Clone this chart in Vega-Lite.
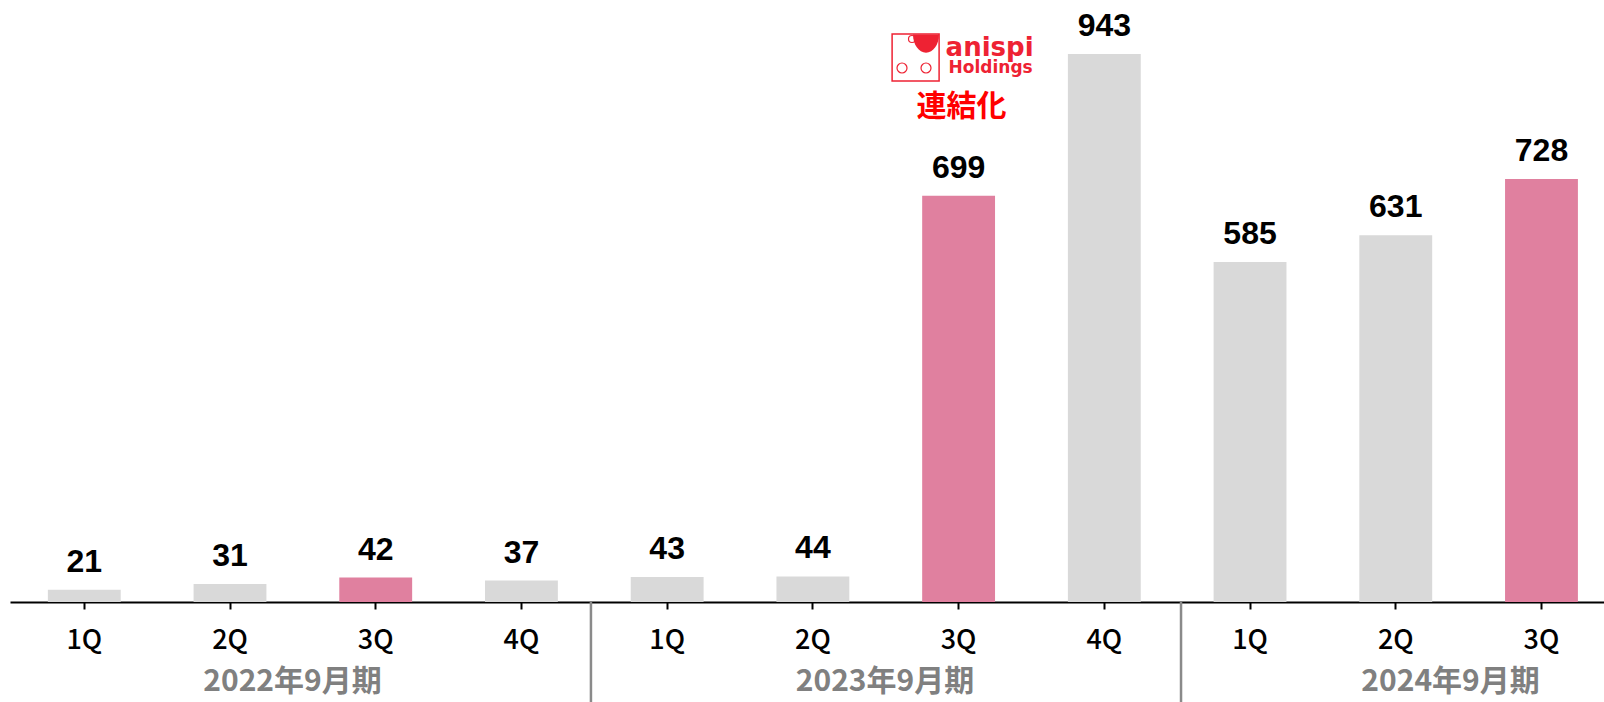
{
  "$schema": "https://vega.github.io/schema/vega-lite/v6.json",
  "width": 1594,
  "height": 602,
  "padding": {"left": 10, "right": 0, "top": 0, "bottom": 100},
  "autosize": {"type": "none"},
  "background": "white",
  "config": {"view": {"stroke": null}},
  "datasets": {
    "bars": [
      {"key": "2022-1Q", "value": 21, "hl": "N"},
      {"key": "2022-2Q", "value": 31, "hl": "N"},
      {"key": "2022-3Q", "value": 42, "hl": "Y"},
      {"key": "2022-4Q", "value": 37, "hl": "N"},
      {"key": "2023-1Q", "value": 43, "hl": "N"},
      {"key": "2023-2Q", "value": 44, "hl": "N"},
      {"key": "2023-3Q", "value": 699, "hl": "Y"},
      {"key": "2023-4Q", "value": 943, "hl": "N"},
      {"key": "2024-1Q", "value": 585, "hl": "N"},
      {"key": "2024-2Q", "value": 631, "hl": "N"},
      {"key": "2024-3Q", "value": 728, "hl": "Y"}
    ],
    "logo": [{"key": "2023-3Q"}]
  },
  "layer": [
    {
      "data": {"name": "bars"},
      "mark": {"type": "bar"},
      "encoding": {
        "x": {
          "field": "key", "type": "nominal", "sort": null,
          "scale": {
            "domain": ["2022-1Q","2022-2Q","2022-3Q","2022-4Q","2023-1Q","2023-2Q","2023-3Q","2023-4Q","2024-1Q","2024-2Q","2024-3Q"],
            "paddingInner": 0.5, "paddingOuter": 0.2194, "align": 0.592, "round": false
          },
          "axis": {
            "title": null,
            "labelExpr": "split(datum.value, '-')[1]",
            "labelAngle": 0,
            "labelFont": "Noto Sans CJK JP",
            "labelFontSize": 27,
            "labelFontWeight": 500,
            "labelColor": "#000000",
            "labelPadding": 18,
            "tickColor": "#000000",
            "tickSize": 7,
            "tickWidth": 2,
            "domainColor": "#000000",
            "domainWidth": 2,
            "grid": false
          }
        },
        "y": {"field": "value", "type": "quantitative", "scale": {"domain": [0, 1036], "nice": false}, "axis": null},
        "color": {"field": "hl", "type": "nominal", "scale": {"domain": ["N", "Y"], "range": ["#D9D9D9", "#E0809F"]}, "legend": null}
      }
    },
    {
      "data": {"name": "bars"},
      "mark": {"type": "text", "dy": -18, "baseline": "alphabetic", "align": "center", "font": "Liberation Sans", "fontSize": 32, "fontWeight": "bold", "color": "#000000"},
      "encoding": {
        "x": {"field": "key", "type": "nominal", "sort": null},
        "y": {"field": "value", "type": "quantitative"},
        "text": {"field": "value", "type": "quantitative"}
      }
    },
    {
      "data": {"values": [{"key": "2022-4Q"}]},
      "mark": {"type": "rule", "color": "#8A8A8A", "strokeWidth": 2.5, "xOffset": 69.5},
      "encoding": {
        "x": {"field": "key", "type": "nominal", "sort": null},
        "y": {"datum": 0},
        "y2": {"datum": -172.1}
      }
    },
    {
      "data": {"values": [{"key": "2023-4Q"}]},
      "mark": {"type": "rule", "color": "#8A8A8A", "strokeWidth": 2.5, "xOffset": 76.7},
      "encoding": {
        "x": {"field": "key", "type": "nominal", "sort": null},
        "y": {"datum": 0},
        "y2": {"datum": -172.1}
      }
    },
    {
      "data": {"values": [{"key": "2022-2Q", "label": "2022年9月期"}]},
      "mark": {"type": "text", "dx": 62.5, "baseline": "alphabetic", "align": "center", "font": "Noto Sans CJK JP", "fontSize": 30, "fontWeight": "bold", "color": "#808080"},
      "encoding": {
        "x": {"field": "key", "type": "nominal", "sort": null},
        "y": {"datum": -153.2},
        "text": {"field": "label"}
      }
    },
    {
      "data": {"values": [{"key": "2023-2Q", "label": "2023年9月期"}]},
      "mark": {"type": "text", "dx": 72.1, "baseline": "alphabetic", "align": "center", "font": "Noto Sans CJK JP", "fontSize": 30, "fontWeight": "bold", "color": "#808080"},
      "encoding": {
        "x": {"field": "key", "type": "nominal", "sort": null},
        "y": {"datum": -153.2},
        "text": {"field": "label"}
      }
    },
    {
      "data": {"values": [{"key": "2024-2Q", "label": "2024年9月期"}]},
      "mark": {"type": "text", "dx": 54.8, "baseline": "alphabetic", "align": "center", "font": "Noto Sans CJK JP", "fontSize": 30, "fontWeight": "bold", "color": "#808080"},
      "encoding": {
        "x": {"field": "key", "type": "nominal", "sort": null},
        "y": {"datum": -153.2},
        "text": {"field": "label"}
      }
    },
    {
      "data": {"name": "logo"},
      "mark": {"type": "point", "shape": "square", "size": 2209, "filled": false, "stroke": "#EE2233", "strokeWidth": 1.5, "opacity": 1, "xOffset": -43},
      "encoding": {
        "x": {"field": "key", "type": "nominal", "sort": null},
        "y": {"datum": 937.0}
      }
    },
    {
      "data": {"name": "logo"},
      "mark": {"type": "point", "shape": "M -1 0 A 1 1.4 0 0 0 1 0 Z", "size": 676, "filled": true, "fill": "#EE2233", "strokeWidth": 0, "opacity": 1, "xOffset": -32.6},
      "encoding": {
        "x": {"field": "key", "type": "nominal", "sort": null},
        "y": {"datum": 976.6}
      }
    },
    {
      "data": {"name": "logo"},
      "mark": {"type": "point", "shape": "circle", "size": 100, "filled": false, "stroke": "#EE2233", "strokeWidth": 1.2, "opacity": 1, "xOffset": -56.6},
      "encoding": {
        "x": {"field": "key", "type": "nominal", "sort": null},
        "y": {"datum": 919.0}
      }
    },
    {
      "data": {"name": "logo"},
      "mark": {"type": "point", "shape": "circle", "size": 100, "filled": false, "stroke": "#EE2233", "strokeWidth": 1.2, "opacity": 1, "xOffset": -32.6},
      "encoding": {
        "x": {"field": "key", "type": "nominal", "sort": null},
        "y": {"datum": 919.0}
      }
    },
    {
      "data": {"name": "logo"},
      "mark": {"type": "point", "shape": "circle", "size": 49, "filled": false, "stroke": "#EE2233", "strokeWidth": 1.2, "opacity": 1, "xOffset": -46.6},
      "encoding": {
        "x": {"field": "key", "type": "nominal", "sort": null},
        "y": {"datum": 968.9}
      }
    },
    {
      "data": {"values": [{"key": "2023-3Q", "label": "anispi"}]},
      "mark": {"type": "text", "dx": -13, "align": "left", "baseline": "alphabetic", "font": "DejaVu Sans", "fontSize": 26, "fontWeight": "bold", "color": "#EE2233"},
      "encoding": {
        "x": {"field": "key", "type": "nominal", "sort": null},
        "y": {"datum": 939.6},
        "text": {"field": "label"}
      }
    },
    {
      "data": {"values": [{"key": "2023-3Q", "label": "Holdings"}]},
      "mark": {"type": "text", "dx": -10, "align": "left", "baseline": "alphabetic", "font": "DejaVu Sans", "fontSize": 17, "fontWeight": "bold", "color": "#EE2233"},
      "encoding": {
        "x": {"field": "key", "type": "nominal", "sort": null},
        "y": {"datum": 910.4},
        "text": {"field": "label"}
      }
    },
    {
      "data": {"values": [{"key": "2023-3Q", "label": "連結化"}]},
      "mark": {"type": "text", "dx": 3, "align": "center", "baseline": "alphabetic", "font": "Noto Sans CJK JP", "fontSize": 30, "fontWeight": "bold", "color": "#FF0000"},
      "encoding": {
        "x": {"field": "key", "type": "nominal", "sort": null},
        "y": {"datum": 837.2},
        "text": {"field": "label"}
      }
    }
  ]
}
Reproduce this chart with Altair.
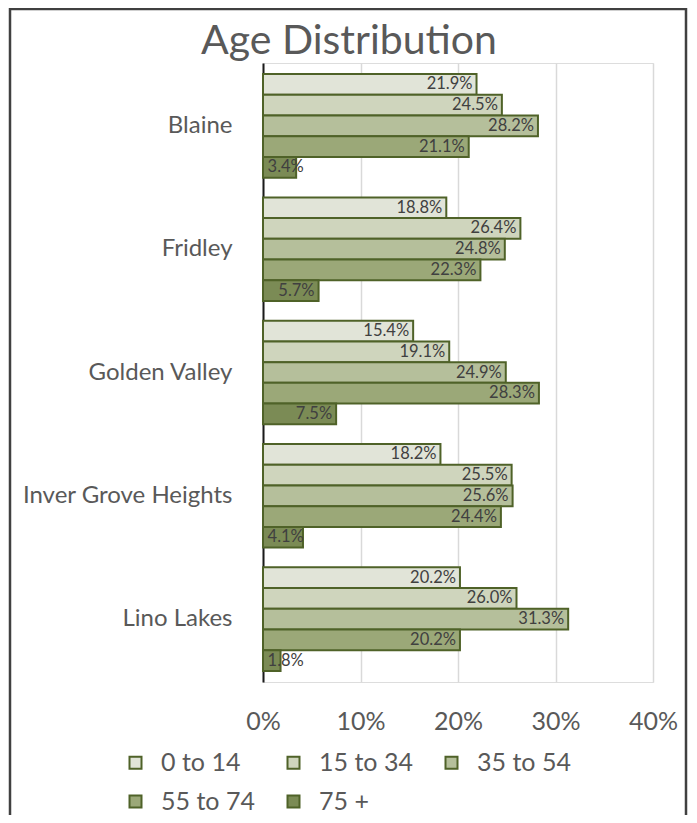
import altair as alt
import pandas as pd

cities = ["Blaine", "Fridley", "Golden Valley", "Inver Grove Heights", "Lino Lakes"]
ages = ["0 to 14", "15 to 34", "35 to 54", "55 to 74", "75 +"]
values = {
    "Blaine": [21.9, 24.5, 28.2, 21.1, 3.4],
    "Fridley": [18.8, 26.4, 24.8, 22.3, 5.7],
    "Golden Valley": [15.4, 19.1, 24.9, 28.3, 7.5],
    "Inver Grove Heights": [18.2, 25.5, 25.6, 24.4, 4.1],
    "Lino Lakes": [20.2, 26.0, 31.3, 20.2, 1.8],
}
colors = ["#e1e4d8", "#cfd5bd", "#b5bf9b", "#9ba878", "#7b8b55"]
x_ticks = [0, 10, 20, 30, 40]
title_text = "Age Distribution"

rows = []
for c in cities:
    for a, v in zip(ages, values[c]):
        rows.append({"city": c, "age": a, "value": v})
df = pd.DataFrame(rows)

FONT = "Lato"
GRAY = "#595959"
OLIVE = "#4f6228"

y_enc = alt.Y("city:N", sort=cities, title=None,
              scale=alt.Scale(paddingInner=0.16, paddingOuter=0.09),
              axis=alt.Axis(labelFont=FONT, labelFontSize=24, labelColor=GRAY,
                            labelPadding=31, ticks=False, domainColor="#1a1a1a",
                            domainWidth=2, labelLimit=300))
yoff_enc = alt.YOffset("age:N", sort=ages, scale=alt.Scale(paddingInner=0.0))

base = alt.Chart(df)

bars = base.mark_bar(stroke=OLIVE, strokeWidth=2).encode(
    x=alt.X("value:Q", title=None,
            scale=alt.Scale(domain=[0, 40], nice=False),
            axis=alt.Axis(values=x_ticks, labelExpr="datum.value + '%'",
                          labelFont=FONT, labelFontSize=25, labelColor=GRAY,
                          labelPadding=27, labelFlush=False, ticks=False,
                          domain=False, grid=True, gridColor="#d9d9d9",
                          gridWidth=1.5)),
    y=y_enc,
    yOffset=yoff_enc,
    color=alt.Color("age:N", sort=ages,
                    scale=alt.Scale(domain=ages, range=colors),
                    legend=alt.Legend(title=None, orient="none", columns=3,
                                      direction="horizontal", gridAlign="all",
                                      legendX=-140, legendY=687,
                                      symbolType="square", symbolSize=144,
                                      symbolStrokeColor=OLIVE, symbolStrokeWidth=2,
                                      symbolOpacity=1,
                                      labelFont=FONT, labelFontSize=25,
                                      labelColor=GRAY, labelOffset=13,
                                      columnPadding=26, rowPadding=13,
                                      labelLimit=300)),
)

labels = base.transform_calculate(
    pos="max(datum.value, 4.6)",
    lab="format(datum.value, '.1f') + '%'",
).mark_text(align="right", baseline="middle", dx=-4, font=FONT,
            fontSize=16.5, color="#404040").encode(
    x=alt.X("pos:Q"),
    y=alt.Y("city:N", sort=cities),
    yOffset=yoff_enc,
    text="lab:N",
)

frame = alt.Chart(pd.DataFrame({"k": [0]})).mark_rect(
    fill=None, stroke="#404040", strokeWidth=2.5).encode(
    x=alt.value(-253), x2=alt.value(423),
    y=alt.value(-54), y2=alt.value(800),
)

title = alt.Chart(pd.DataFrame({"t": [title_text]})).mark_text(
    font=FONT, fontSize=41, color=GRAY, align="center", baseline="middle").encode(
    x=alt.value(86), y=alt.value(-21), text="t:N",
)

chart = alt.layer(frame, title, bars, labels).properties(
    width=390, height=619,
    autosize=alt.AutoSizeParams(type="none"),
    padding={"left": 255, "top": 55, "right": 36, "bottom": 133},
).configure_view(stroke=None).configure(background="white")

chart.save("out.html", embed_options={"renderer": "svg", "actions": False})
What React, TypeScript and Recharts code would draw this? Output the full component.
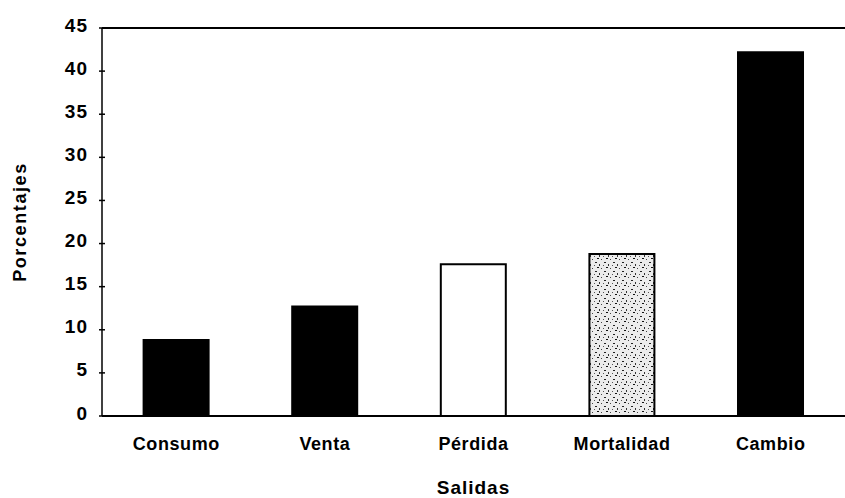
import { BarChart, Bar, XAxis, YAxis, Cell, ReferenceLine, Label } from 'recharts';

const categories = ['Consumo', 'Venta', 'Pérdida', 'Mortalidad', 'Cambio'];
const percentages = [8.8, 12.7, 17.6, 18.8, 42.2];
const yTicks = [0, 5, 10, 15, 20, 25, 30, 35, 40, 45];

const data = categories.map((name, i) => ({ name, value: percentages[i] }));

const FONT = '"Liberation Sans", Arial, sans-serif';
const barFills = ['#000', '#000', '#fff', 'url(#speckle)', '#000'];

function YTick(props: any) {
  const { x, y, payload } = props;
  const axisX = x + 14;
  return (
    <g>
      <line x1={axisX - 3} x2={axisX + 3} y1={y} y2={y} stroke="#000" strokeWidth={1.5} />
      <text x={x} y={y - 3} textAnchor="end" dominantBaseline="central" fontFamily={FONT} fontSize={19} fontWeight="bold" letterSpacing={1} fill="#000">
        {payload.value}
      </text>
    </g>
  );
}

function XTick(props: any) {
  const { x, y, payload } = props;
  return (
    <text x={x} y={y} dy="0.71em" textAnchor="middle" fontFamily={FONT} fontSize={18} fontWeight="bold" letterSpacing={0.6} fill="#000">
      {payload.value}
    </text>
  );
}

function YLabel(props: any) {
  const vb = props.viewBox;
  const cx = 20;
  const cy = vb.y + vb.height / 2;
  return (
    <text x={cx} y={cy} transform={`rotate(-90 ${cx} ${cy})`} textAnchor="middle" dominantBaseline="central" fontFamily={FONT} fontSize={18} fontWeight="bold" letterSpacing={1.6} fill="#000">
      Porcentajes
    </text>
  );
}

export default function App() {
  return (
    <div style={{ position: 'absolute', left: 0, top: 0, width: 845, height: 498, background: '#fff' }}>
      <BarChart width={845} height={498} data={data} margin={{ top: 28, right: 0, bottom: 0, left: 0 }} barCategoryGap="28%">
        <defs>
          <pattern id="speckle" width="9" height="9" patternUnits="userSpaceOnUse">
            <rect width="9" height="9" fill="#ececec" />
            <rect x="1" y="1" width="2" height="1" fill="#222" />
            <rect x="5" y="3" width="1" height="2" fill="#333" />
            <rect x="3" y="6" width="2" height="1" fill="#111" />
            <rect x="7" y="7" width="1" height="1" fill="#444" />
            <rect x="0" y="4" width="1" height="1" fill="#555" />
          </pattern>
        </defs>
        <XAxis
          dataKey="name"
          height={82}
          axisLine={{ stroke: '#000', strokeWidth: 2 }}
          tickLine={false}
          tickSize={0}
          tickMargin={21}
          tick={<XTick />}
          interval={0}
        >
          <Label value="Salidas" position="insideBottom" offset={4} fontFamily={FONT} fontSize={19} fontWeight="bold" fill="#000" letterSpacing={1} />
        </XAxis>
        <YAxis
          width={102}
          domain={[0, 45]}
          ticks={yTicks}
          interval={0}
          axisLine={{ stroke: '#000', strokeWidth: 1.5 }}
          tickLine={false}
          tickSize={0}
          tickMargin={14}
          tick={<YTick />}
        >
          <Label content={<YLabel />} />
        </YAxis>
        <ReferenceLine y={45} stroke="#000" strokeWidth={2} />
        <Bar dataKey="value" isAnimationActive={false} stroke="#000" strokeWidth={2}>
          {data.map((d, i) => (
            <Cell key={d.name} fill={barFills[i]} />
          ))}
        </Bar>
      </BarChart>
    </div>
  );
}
::::
▶ _WORK REQUIRED_: Report only the number of lines in the data above that contain "this".

▶ _WRITTEN RESPONSE_: 3